Label Academy, the global training provider for the label and package printing industry, has hosted its third virtual master class covering brand protection and anti-counterfeiting.
The two-part online event boasted a high-profile panel of eleven expert speakers from across the brand protection segment and label and package printing industry.
Part one took place on Tuesday, March 23, with part two a week later on Tuesday, March 30. The chair for part one was James Quirk, Labels & Labeling group managing editor, while Labelexpo’s strategic director Andy Thomas-Emans chaired part two. They were joined by guest speakers from American Apparel & Footwear Association, Avery Dennison, Digimarc, HP, International Hologram Manufacturers Association (IHMA), INX International Ink Co., Mercian Labels, Vandagraf, VerifyMe and Vicki Strull Design.
Part One provided an overview of brand protection from a range of industry perspectives. James Bevan, director of Vandagraf, began with an introduction to the global counterfeiting market, describing the main types of security. This paved the way for the next session, given by Vicki Strull, branding consultant, Vicki Strull Design, who examined the role labels and packaging can play and communication between brand and converter. Christina Mitropoulos, director, brand protection and manufacturing initiatives, American Apparel & Footwear Association, then provided an insight into the challenges of online shopping and e-commerce for brands. Closing part one, Dr Adrian Steele, managing director of Mercian Labels, presented the converter perspective, with a particular focus on tamper-evident labels. He drew on examples from companies such as Amazon, the Royal Mint, and FedEx.
The focus for part two was on specific brand protection technologies. The first half concentrated on overt technologies, starting with a presentation given by Dr Paul Dunn, chairman of the International Hologram Manufacturers Association. He provided a technical overview of holograms and optical technology, accompanied by examples of how they have been successfully used by brands such as Lamborghini. Leading the next session was Moshiko Levhar, EMEA security, and brand protection business manager, Graphics Solutions Business, HP, who covered digital printing and the use of variably printed security codes. He emphasized the importance of a layered approach to security. Tamper-evident materials were the subject of the third overt technology presentation, given by Michael Welch, senior product manager of durables in North America at Avery Dennison. He provided an insight into some of the ways in which brands are using these successfully.
The second half of part two focused on covert technologies, starting with a joint presentation given by Michael Brice, vice president of sales and business development at INX International Ink Co., and Keith Goldstein, chief operating officer of VerifyMe. They examined some of the ways in which security inks and taggants are being used to protect products and brands. The next session was led by Tony Fazhev, business development manager NFC, Europe, Avery Dennison, who showed how NFC security could be used as part of a digital brand protection strategy, particularly for wine, spirits, and pharma applications. The final master class presentation was given by Jay Sperry, platform evangelist of Digimarc Corporation, who explored ways in which digital watermarking is helping with product diversion, authentication, and traceability.

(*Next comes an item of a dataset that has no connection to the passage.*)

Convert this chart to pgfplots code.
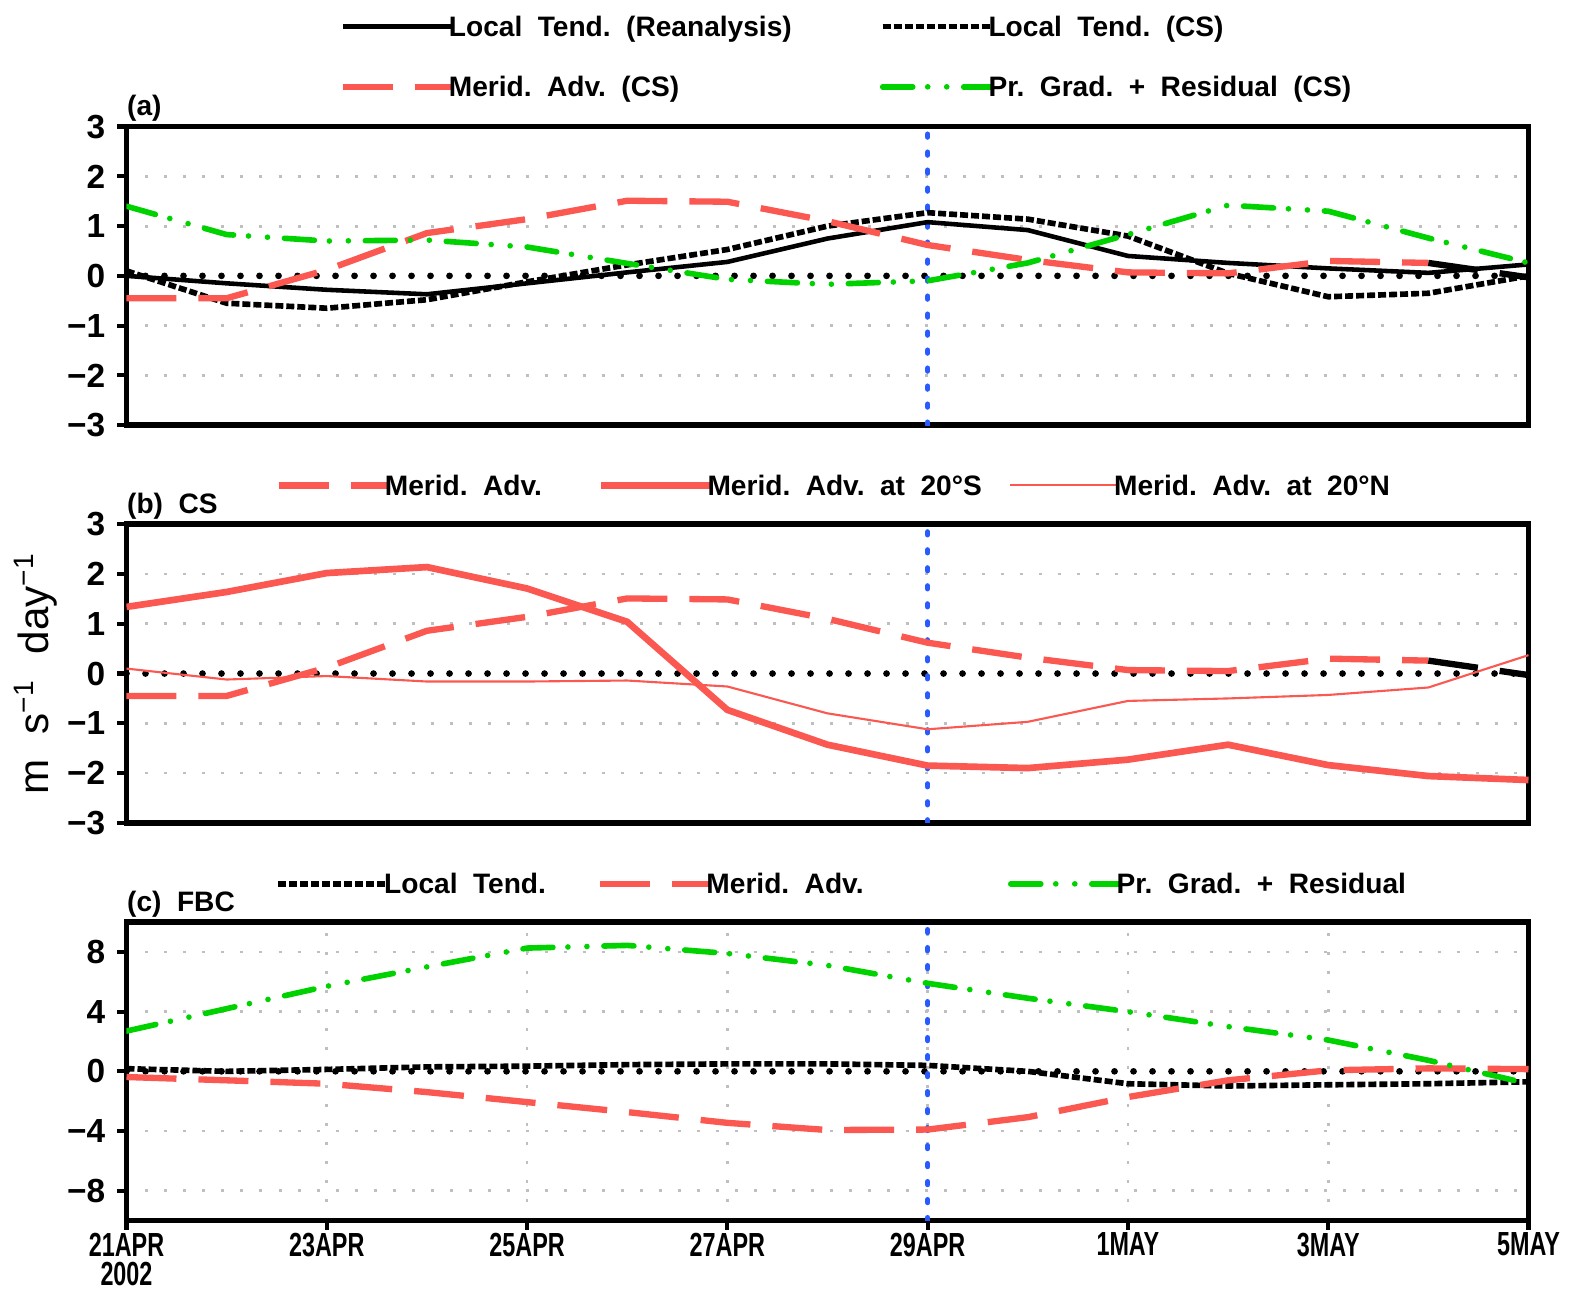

‘Brand protection is growing in importance, as the global counterfeiting market continues to evolve, and with it, the technologies being developed to tackle it,’ commented Thomas-Emans. ‘It is vital, therefore, that the label and package printing industry learns how to equip itself with the right tools and up-to-date knowledge to meet changing brand owner needs.
‘This brand protection master class proved an excellent opportunity to do just that, and I’d like to extend my thanks to our fantastic line-up of speakers who took part and attendees for joining. We look forward to hosting further sessions covering more of the industry’s most pressing topics in the coming months.’
Echoing this, Dr Steele added: ‘Listening to the presenters from part one reminded me that the problem of counterfeit goods and tamper evidence continues to be an evolving and growing problem for brands, and the pandemic lockdown has accelerated this shift with the boom in e-commerce, and fraudsters taking advantage of this. There has never been a more important time to recognize the threat to your brand than now, and that was a consistent message from the presenters in part one.’
‘I found the master class to be a great means to educate all stakeholders in the supply chain,’ said Brice. ‘Since the “classes” are targeted, brief, and have presenters from key sources involved in the subject matter, one can gain significant knowledge on the topic and a way to pursue those sources of information for greater detail. In today’s environment, you are bringing access where it was only available in person. I think [the] format will continue despite travel restrictions being lifted and some sort of normalcy exists.’
‘On-the-job learning is an ongoing process, so I’d strongly recommend that master class attendees continue to enhance their knowledge by purchasing the Label Academy’s Encyclopedia of Brand Protection. This is an invaluable complement to the key technologies discussed during the master class, and much more,’ concluded Thomas-Emans.